## DATA SECTION

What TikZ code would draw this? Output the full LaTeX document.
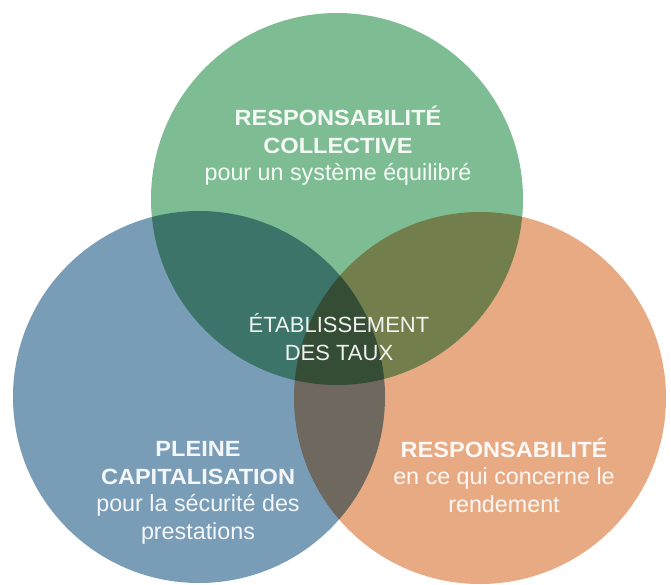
\documentclass[tikz,border=0pt]{standalone}
\usepackage{fontspec}
\setmainfont{Liberation Sans}
\newfontfamily\titlefont{Liberation Sans Bold}[FakeStretch=1.07]
\usetikzlibrary{positioning}

\definecolor{collgreen}{HTML}{7EBD93}
\definecolor{capblue}{HTML}{7A9DB7}
\definecolor{rendorange}{HTML}{E7AA83}

\tikzset{
	venn/.style={circle,minimum size=372pt,inner sep=0pt},
	vtext/.style={align=center,text=white,text opacity=0.92,
		font=\fontsize{22}{27.5}\selectfont},
}
\newcommand{\ttl}[1]{{\titlefont #1}}
\newcommand{\sub}[1]{{\fontsize{23.3}{27.5}\selectfont #1}}

\begin{document}
\begin{tikzpicture}[x=1pt,y=-1pt]
	\useasboundingbox (0,0) rectangle (671,585);

	\begin{scope}[blend group=multiply]
		\node[venn,fill=collgreen] (coll) at (337,199) {};
		\node[venn,fill=capblue] (cap) at (199,397) {};
		\node[venn,fill=rendorange] (rend) at (480,398) {};
	\end{scope}

	% textes
	\node[vtext] (colltxt) at (338,146) {\ttl{RESPONSABILITÉ}\\ \ttl{COLLECTIVE}\\ \sub{pour un système équilibré}};
	\node[vtext] (taux) at (339,337) {ÉTABLISSEMENT\\ DES TAUX};
	\node[vtext] (captxt) at (198,493) {\ttl{PLEINE}\\ \ttl{CAPITALISATION}\\ \sub{pour la sécurité des}\\ \sub{prestations}};
	\node[vtext] (rendtxt) at (504,475) {\ttl{RESPONSABILITÉ}\\ \sub{en ce qui concerne le}\\ \sub{rendement}};
\end{tikzpicture}
\end{document}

## PROBLEM DETAILS
Omitting all images, print the listing exactly.

## SOLUTION BELOW
What TikZ code would draw this? Output the full LaTeX document.
\documentclass[tikz,border=0pt]{standalone}
\usepackage{fontspec}
\setmainfont{Liberation Sans}
\newfontfamily\titlefont{Liberation Sans Bold}[FakeStretch=1.07]
\usetikzlibrary{positioning}

\definecolor{collgreen}{HTML}{7EBD93}
\definecolor{capblue}{HTML}{7A9DB7}
\definecolor{rendorange}{HTML}{E7AA83}

\tikzset{
	venn/.style={circle,minimum size=372pt,inner sep=0pt},
	vtext/.style={align=center,text=white,text opacity=0.92,
		font=\fontsize{22}{27.5}\selectfont},
}
\newcommand{\ttl}[1]{{\titlefont #1}}
\newcommand{\sub}[1]{{\fontsize{23.3}{27.5}\selectfont #1}}

\begin{document}
\begin{tikzpicture}[x=1pt,y=-1pt]
	\useasboundingbox (0,0) rectangle (671,585);

	\begin{scope}[blend group=multiply]
		\node[venn,fill=collgreen] (coll) at (337,199) {};
		\node[venn,fill=capblue] (cap) at (199,397) {};
		\node[venn,fill=rendorange] (rend) at (480,398) {};
	\end{scope}

	% textes
	\node[vtext] (colltxt) at (338,146) {\ttl{RESPONSABILITÉ}\\ \ttl{COLLECTIVE}\\ \sub{pour un système équilibré}};
	\node[vtext] (taux) at (339,337) {ÉTABLISSEMENT\\ DES TAUX};
	\node[vtext] (captxt) at (198,493) {\ttl{PLEINE}\\ \ttl{CAPITALISATION}\\ \sub{pour la sécurité des}\\ \sub{prestations}};
	\node[vtext] (rendtxt) at (504,475) {\ttl{RESPONSABILITÉ}\\ \sub{en ce qui concerne le}\\ \sub{rendement}};
\end{tikzpicture}
\end{document}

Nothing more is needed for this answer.